Natural Speech Technology

I worked on speech recognition within the EPSRC-funded, Natural Speech Technology project, a five-year programme grant held jointly with the University of Cambridge and University of Sheffield. I was particularly involved in the themes of structuring diverse data and generating systems with wide domain coverage, for example, through the use of adaptive neural network features. One of our primary use-cases was recognition of broadcast data from the BBC (See my publications for more details.) I am an organiser of the MGB challenge, which first featured as an official challenge at ASRU 2015.

Gaelic speech recognition

I ran a project to create the first speech recogniser for Scottish Gaelic, funded by iDEA lab.
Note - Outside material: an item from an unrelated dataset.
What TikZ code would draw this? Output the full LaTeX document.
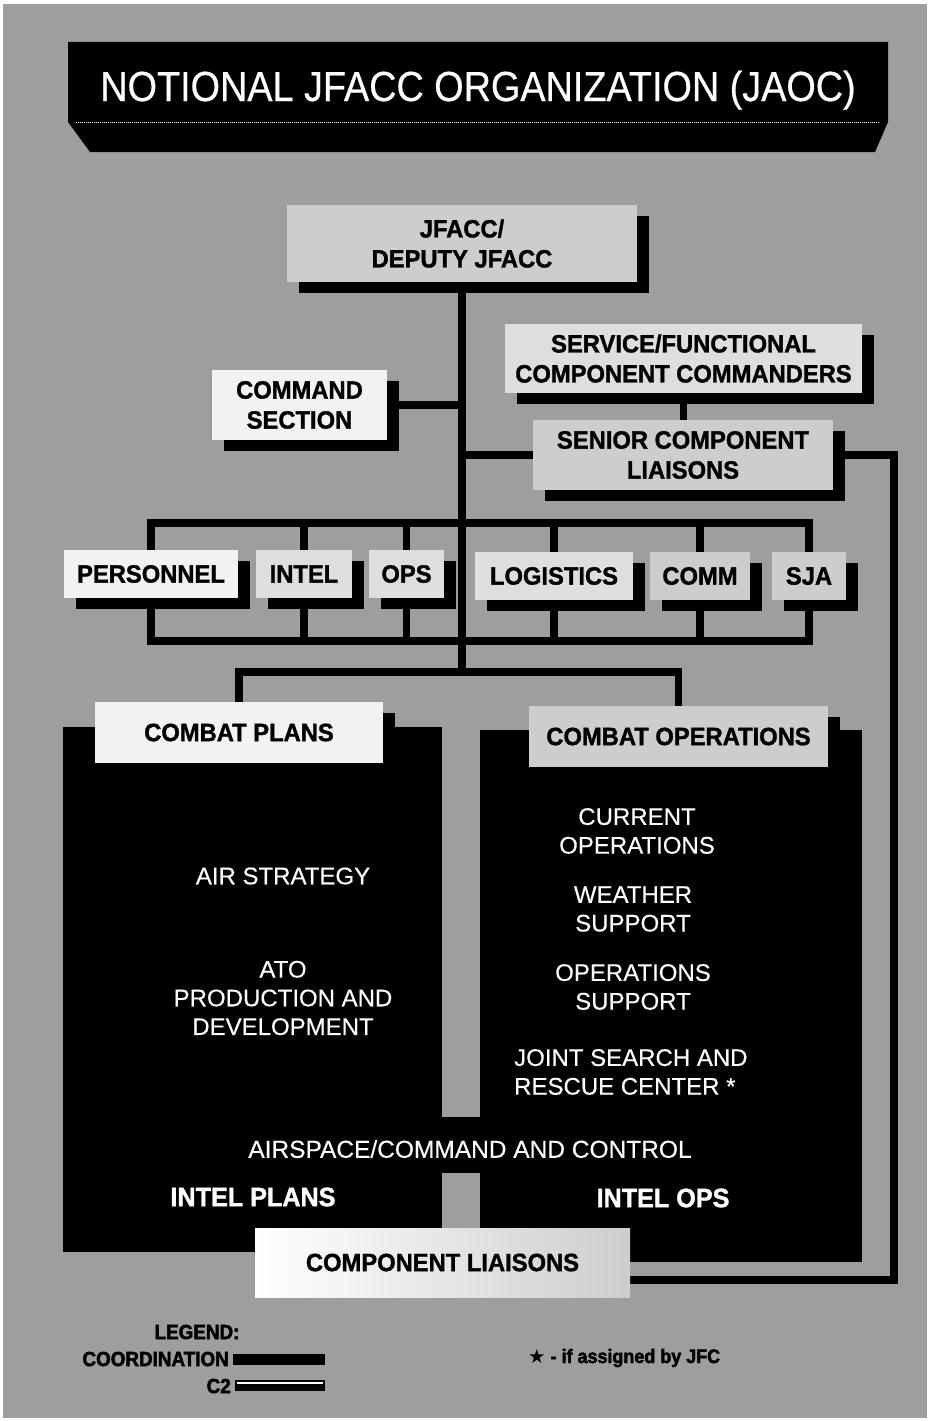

The scarcity of resources for this language makes the task challenging, and is a good testing ground for recent advances in cross-lingual speech recognition. Later, I worked on this data in collaboration with Ramya Rasipuram and Mathew Magimai-Doss at IDIAP.
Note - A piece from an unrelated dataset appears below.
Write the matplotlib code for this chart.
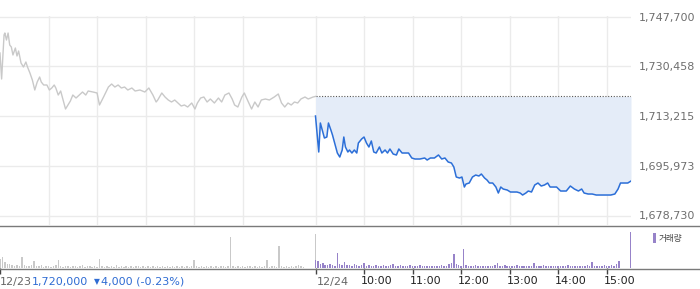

We collected a 6-hour corpus of spoken gaelic from BBC Radio nan Gàidheal's Aithris na Maidne, fully transcribed at utterance level to modern digital standards. The corpus is available to interested researchers on request.

Pre-graduation research

Full covariance modelling

For my PhD thesis I investigated the use of full covariance gaussian models for speech recognition. Full covariance models have hugely increased modelling power compared to the standard diagonal covariance model, but suffer from a number of deficiences when the quantity of training data is limited. The problem is essentially one of generalisation. I investigated two solutions: imposing sparse Gaussian Graphical Model structure on the covariance matrices by using l₁-norm penalised likelihood maximisation; and by the use of a "shrinkage estimator".

My PhD supervisor was Prof. Simon King.

MPhil research

For my master's thesis, I investigated methods for adapting prosodic phrasing models, supervised by Tina Burrows (then Toshiba Research Cambridge) and Paul Taylor (then Cambridge University Engineering Department).